For the Love of Chambermaids

Image result for clutter

I don’t spend ridiculous amounts of time in lavish hotels just to catch a break from life. I don’t wear furs or flaunt my Patek chronometer (I don’t own one.) I don’t use fancy phrases and blow cigarette smoke in the butlers’ faces as I sashay in my spiffy high-heels. But what must stupefy the staff is my cluttering aptitude.

Everyone that knows me knows I am a cluttering aficionada. I take it to the next level.  Piles spontaneously accumulate at the mention of my name. The chambermaids must gasp and beat their breasts, saying, “How could this be? She was only here one night!”

I learned of this moral weakness the first day I owned a home. Before this, it was my mother’s problem. It clearly did not bother her because she never chased me with an ax for it. That said, it bothers me tremendously. It is a purulent, gaping wound in my character. I have fought it; sincerely resolved never to lay any item on any flat surface again – ever;  been repeatedly hypnotized for it; purchased organizational books and even the specific baskets they recommended; attended AND  taught weekend-long seminars on it; rebuked and cast out the demon of cluttering! And for what?!

First, in my defense, let it be known that at least 40% of my  piles consist of items that do not belong to me. People who call themselves my friends come to my home with their household items and leave them here. They probably then gather to discuss how to lure me to a posh  recovery center  in Beverly Hills.

So this year, I am making my first new year’s resolution in a decade. I am going to embrace my cluttering ways! I will own them and proudly display all labels that go with them. I am everything clutter – seeming chaos and dreadful disarray are an obvious sign of my mental state of mayhem. That is me; sweating bullets as I frantically seek that one sheet of paper that was right here.

Along with that is a cessation of dreams of the high life in profligate hotels. I will save my money and stay home to revel in my piles. I will titter and cackle in celebration of them. No more furs, no more Patek. No more nasty cigarette smoke in people’s faces. No more devastated chambermaids in counseling or having to take their own lavish vacations to recover from my doings. Come to me clutter, mama awaits!

Published by hannahtk

Hannah is a footloose Jesus-girl who enjoys family and friends, writing, painting, calligraphy, speaking and teaching, reading, cooking, gardening...

2 thoughts on “For the Love of Chambermaids

  1. Wonderful! I love your style, both of writing and the clever way you escaped your clutter into hotels! 😀 Haven’t thought of that yet.

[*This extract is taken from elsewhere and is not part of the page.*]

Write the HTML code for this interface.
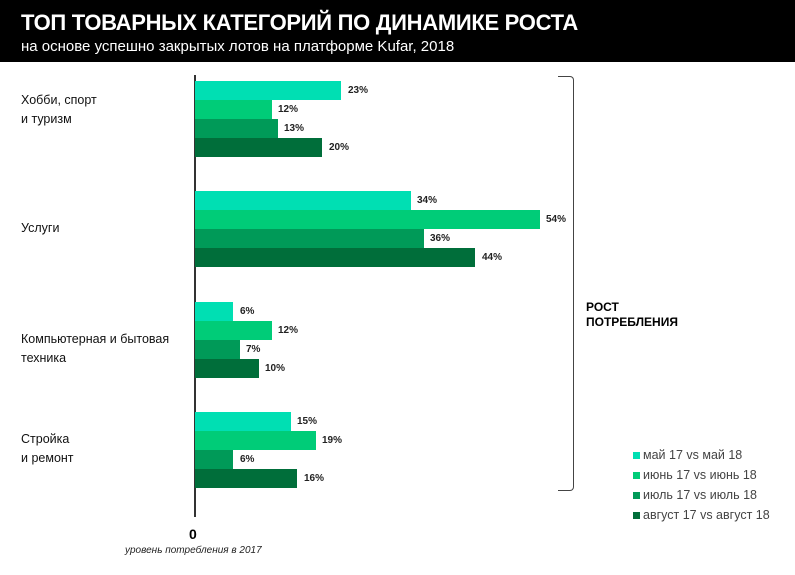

    A very pertinent point you’re making there – 40% of your clutter isn’t even your own clutter. Yes, that rings a bell! After 19 years of marriage to a clutterer, being one myself too, I have to admit that actually, most of our clutter isn’t mine either. My clutter is the organized clutter underneath. Hubbs and kids pile theirs on top. 😀 They will one day inherit all their own clutter back when they stride out to make their own way in the world.

  2. I now consider myself in the best of company and feel much better about my own clutter ailment. Thank you, friend.